Bars can open, but not Churches? Yet one more proof of the hatred governments have for the Church.
By Elise Ann Allen
ROME - After Italian Prime Minister Giuseppe Conte Sunday rolled out a week-by-week plan for returning to normal life after the COVID-19 coronavirus which did not include the lifting of restrictions on the celebration of public Masses, the bishops rallied, calling the move “arbitrary” and threatening to take matters into their own hands.
On April 26 Conte announced new guidelines for Italy’s “phase 2” of recovery from the coronavirus, beginning Monday with the reopening of agricultural and industrial companies who ship products abroad.
As of May 4, a series of projected recovery steps will begin, starting with more freedom of movement and the opening of parks, beaches and the mountains, and culminating June 1 with the reopening of restaurants, bars and hairdressers.
It was widely expected that church negotiations with the government would culminate with the lifting of bans on the public celebration of Masses and other liturgical activities May 4, however, in Conte’s announcement he said that only small-scale funerals would be allowed to be celebrated.
“For weeks the Church has been trying to convince the government to allow the celebration of the Holy Mass, but for scientists it is still too risky,” Conte said in his April 26 remarks, adding that only funerals may be held as of May 4 provided that there are no more than 15 close family members, wearing masks and maintaining proper distance.
His statement made no mention of when public Masses and the celebration of other sacraments, such as weddings and baptisms, might begin again.
In a statement issued after Conte’s address, the Italian bishops’ conference (CEI) noting that they have been in ongoing conversation with Conte and the Italian Ministry of the Interior since talk of a possible relaxation of restrictions began, making several proposals for restarting liturgical life.
The Church has engaged in this dialogue “with suffering and a sense of responsibility” and has respected the limitations imposed by the government in order to deal with the COVID-19 outbreak, the bishops said.
Throughout talks, they said, “several times it was explicitly emphasized that - when the limitations assumed to face the pandemic are reduced - the Church demands to be able to resume its pastoral action.”
“Now, after these weeks of negotiation which saw CEI present guidelines and protocols with which to face a transitional phase in full compliance with all health standards, the Prime Minister’s decree passed this evening arbitrarily excludes the possibility of celebrating Mass with the people,” they said.
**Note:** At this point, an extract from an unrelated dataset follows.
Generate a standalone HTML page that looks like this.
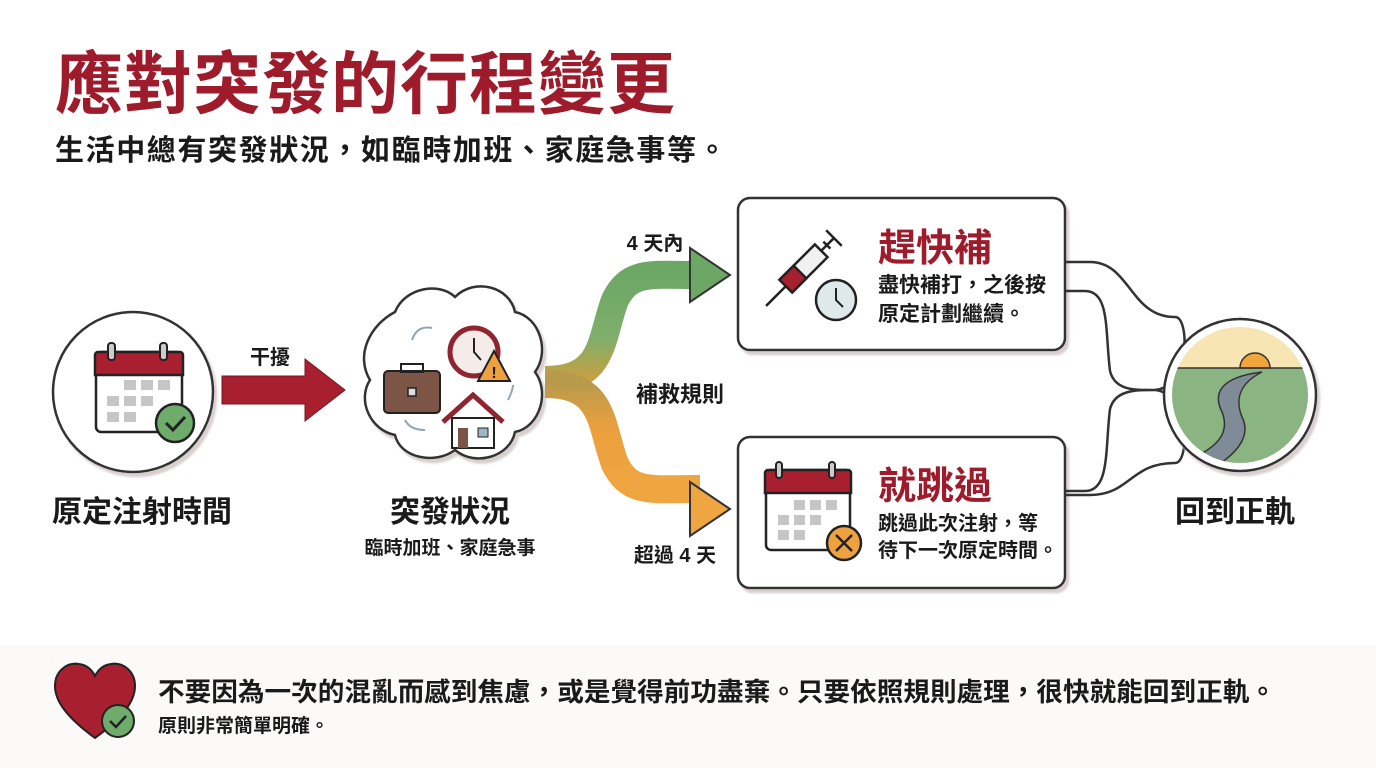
<!DOCTYPE html><html><head><meta charset="utf-8"><style>
body{margin:0;width:1376px;height:768px;background:#fff;overflow:hidden}
svg{display:block}
text{font-family:"Liberation Sans","Noto Sans CJK TC",sans-serif;font-weight:bold;fill:#1a1a1a}
</style></head><body>
<svg width="1376" height="768" viewBox="0 0 1376 768">
<defs>
<linearGradient id="g1" x1="0" y1="1" x2="0" y2="0"><stop offset="0" stop-color="#c9a040"/><stop offset="0.4" stop-color="#7fae6c"/><stop offset="1" stop-color="#6da766"/></linearGradient>
<linearGradient id="g2" x1="0" y1="0" x2="0" y2="1"><stop offset="0" stop-color="#b99a4c"/><stop offset="0.4" stop-color="#e9a03e"/><stop offset="1" stop-color="#f0a640"/></linearGradient>
<filter id="sh"><feDropShadow dx="3" dy="4" stdDeviation="1" flood-color="#d8cfcf"/></filter>
</defs>
<rect x="0" y="645" width="1376" height="123" fill="#fbfaf9"/>
<text x="55" y="108" font-size="68" letter-spacing="1" style="fill:#9e1b2c">應對突發的行程變更</text>
<text x="55" y="160" font-size="29" letter-spacing="1.6">生活中總有突發狀況，如臨時加班、家庭急事等。</text>

<!-- circle 1 -->
<circle cx="133" cy="392" r="80" fill="#fff" stroke="#333" stroke-width="2.5" filter="url(#sh)"/>
<rect x="96" y="352" width="86" height="80" rx="5" fill="#fff" stroke="#222" stroke-width="2.5"/>
<path d="M98 352h82a3 3 0 0 1 3 3v20h-88v-20a3 3 0 0 1 3-3z" fill="#a8202f" stroke="#222" stroke-width="2.5"/>
<rect x="108" y="343" width="7" height="17" rx="3" fill="#ccc" stroke="#222" stroke-width="2"/>
<rect x="160" y="343" width="7" height="17" rx="3" fill="#ccc" stroke="#222" stroke-width="2"/>
<g fill="#c6c6c6"><rect x="124" y="380" width="12" height="10"/><rect x="141" y="380" width="12" height="10"/><rect x="158" y="380" width="12" height="10"/><rect x="107" y="396" width="12" height="10"/><rect x="124" y="396" width="12" height="10"/><rect x="141" y="396" width="12" height="10"/><rect x="107" y="412" width="12" height="10"/><rect x="124" y="412" width="12" height="10"/></g>
<circle cx="175" cy="423" r="19" fill="#6fab6b" stroke="#222" stroke-width="2.5"/>
<path d="M166 423l7 7 12-13" fill="none" stroke="#222" stroke-width="3"/>
<text x="142" y="522" font-size="30" text-anchor="middle">原定注射時間</text>

<!-- red arrow -->
<path d="M222 376h83v-17l40 31-40 31v-17h-83z" fill="#a8202f" stroke="#7a1520" stroke-width="1"/>
<text x="270" y="364" font-size="20" text-anchor="middle">干擾</text>

<!-- cloud -->
<g filter="url(#sh)"><path d="M395 312c10-25 45-30 60-15c20-20 55-10 60 15c25 5 35 40 20 60c15 20 5 55-20 60c-5 25-40 35-60 18c-20 15-55 8-60-15c-25-5-38-35-25-55c-15-25 0-55 25-68z" fill="#fff" stroke="#333" stroke-width="2.5"/></g>
<rect x="384" y="371" width="56" height="42" rx="4" fill="#7d5546" stroke="#222" stroke-width="2"/>
<rect x="401" y="364" width="22" height="8" fill="none" stroke="#222" stroke-width="2"/>
<rect x="408" y="388" width="8" height="8" fill="#ddd" stroke="#222" stroke-width="1.5"/>
<circle cx="474" cy="352" r="24" fill="#f4ece8" stroke="#8e2530" stroke-width="5"/>
<path d="M474 338v14l7 8" stroke="#222" stroke-width="2" fill="none"/>
<path d="M494 351l16 30h-32z" fill="#eea23f" stroke="#222" stroke-width="2"/>
<text x="494" y="378" font-size="16" text-anchor="middle">!</text>
<path d="M443 422l30-27 30 27" fill="none" stroke="#8e2530" stroke-width="5"/>
<rect x="452" y="418" width="42" height="30" fill="#fff" stroke="#222" stroke-width="2"/>
<rect x="458" y="428" width="10" height="20" fill="#7d5546"/>
<rect x="478" y="428" width="10" height="9" fill="#9bb6c4" stroke="#222" stroke-width="1"/>
<path d="M412 340q5-15 20-12M405 420q5 10 20 10M508 400q5-10 5-15" stroke="#8fa7b2" stroke-width="2" fill="none"/>
<text x="450" y="522" font-size="30" text-anchor="middle">突發狀況</text>
<text x="450" y="554" font-size="19" text-anchor="middle">臨時加班、家庭急事</text>

<!-- branches -->
<path d="M545 380c60 0 55-40 70-80c15-30 35-25 85-25" fill="none" stroke="url(#g1)" stroke-width="28"/>
<path d="M690 248l40 27-40 27z" fill="#6da766" stroke="#333" stroke-width="2"/>
<path d="M545 384c60 0 55 40 70 80c15 30 35 25 85 25" fill="none" stroke="url(#g2)" stroke-width="28"/>
<path d="M690 482l40 27-40 27z" fill="#f0a640" stroke="#333" stroke-width="2"/>
<text x="655" y="250" font-size="20" text-anchor="middle">4 天內</text>
<text x="680" y="402" font-size="22" text-anchor="middle">補救規則</text>
<text x="675" y="562" font-size="20" text-anchor="middle">超過 4 天</text>

<!-- boxes -->
<rect x="738" y="198" width="327" height="152" rx="12" fill="#fff" stroke="#333" stroke-width="2.5" filter="url(#sh)"/>
<rect x="738" y="437" width="327" height="151" rx="12" fill="#fff" stroke="#333" stroke-width="2.5" filter="url(#sh)"/>
<!-- syringe -->
<g transform="translate(800 272) rotate(45)" stroke="#222" stroke-width="2.5">
<rect x="-9" y="-30" width="18" height="50" fill="#f1f1f1"/>
<rect x="-9" y="0" width="18" height="20" fill="#a8202f"/>
<path d="M0 20v28" />
<path d="M0 -30v-18M-11 -48h22M-5 -38h10"/>
</g>
<circle cx="836" cy="300" r="20" fill="#dfe9ea" stroke="#222" stroke-width="2.5"/>
<path d="M836 288v12l7 7" stroke="#222" stroke-width="2" fill="none"/>
<text x="878" y="261" font-size="38" style="fill:#9e1b2c">趕快補</text>
<text x="878" y="292" font-size="21">盡快補打，之後按</text>
<text x="878" y="321" font-size="21">原定計劃繼續。</text>
<!-- calendar x -->
<rect x="766" y="470" width="84" height="80" rx="5" fill="#fff" stroke="#222" stroke-width="2.5"/>
<path d="M768 470h80a3 3 0 0 1 3 3v20h-86v-20a3 3 0 0 1 3-3z" fill="#a8202f" stroke="#222" stroke-width="2.5"/>
<rect x="776" y="462" width="6" height="16" rx="3" fill="#ccc" stroke="#222" stroke-width="2"/>
<rect x="829" y="462" width="6" height="16" rx="3" fill="#ccc" stroke="#222" stroke-width="2"/>
<g fill="#c6c6c6"><rect x="794" y="500" width="11" height="10"/><rect x="810" y="500" width="11" height="10"/><rect x="826" y="500" width="11" height="10"/><rect x="778" y="515" width="11" height="10"/><rect x="794" y="515" width="11" height="10"/><rect x="810" y="515" width="11" height="10"/><rect x="778" y="530" width="11" height="10"/><rect x="794" y="530" width="11" height="10"/></g>
<circle cx="844" cy="543" r="17" fill="#eea23f" stroke="#222" stroke-width="2.5"/>
<path d="M836 535l16 16M852 535l-16 16" stroke="#222" stroke-width="2.5"/>
<text x="878" y="499" font-size="38" style="fill:#9e1b2c">就跳過</text>
<text x="878" y="530" font-size="20">跳過此次注射，等</text>
<text x="878" y="557" font-size="20">待下一次原定時間。</text>

<!-- merge connectors -->
<g fill="none" stroke="#333" stroke-width="2.5">
<path d="M1065 262h25c40 0 40 55 85 55c15 0 15 70 -20 73c35 3 35 73 20 73c-45 0-45 32-85 32h-25"/>
<path d="M1065 291h20c25 0 20 40 25 80c5 20 25 19 45 19c-20 0-40 0-45 19c-5 40 0 82-25 82h-20"/>
</g>

<!-- right circle -->
<circle cx="1240" cy="395" r="76" fill="#fff" stroke="#333" stroke-width="2.5" filter="url(#sh)"/>
<clipPath id="cc"><circle cx="1240" cy="395" r="68"/></clipPath>
<g clip-path="url(#cc)">
<rect x="1160" y="320" width="160" height="48" fill="#f7e6b4"/>
<rect x="1160" y="368" width="160" height="110" fill="#8ab482"/>
<path d="M1240 368a15 15 0 0 1 30 0z" fill="#f1a63c" stroke="#333" stroke-width="1.5"/>
<path d="M1160 368h160" stroke="#333" stroke-width="1.5"/>
<path d="M1262 372c-40 5-50 20-40 40c10 25-10 40-50 55l25 10c40-20 55-40 45-60c-8-20 0-35 20-45z" fill="#7f8c98" stroke="#333" stroke-width="1.5"/>
</g>
<text x="1235" y="522" font-size="30" text-anchor="middle">回到正軌</text>

<!-- heart -->
<path d="M95 738c-30-22-40-38-40-52c0-15 12-24 24-22c8 1 13 6 16 12c3-6 8-11 16-12c12-2 24 7 24 22c0 14-10 30-40 52z" fill="#a8202f" stroke="#222" stroke-width="2"/>
<circle cx="118" cy="721" r="16" fill="#6fab6b" stroke="#222" stroke-width="2"/>
<path d="M110 721l6 6 10-11" fill="none" stroke="#222" stroke-width="2.5"/>
<text x="158" y="701" font-size="26" textLength="1118" lengthAdjust="spacingAndGlyphs">不要因為一次的混亂而感到焦慮，或是覺得前功盡棄。只要依照規則處理，很快就能回到正軌。</text>
<text x="158" y="732" font-size="19">原則非常簡單明確。</text>
</svg>
</body></html>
CEI issued a stern reminder to both the presidency of the Council of Ministers and the Technical-Scientific Committee that their primary duty is to provide “precise indications of a sanitary nature,” whereas the Church is “called to organize the life of the Christian community, in compliance with the disposed measures, but in the fullness of its own autonomy.”
“The Italian bishops cannot accept to see the exercise of the freedom of worship compromised,” the bishops said, adding, “It should be clear to everyone that the commitment to the service of the poor, so significant in this emergency, arises from a faith that must be able to nurture itself from its sources, in particular sacramental life.”
After CEI published its statement essentially threatening to sidestep the government and issue their own protocols, the Council of Ministers issued their own statement acknowledging the bishops’ position, saying that sometime in the coming days, “a protocol will be studied which will allow the faithful to participate in liturgical celebrations as soon as possible in conditions of maximum security.”
Speaking to Crux, Father Ivan Maffeis, spokesman for CEI, referred to the fact that Conte’s plan included no concrete date for when Masses will potentially begin, saying it is still “too early” to project a date.
Asked whether the Italian bishops will issue their own measures should the government continue to delay the celebration of Mass, Maffeis simply said that “we trust that negotiations can continue in that spirit of cordial and constructive collaboration which has marked these difficult weeks.”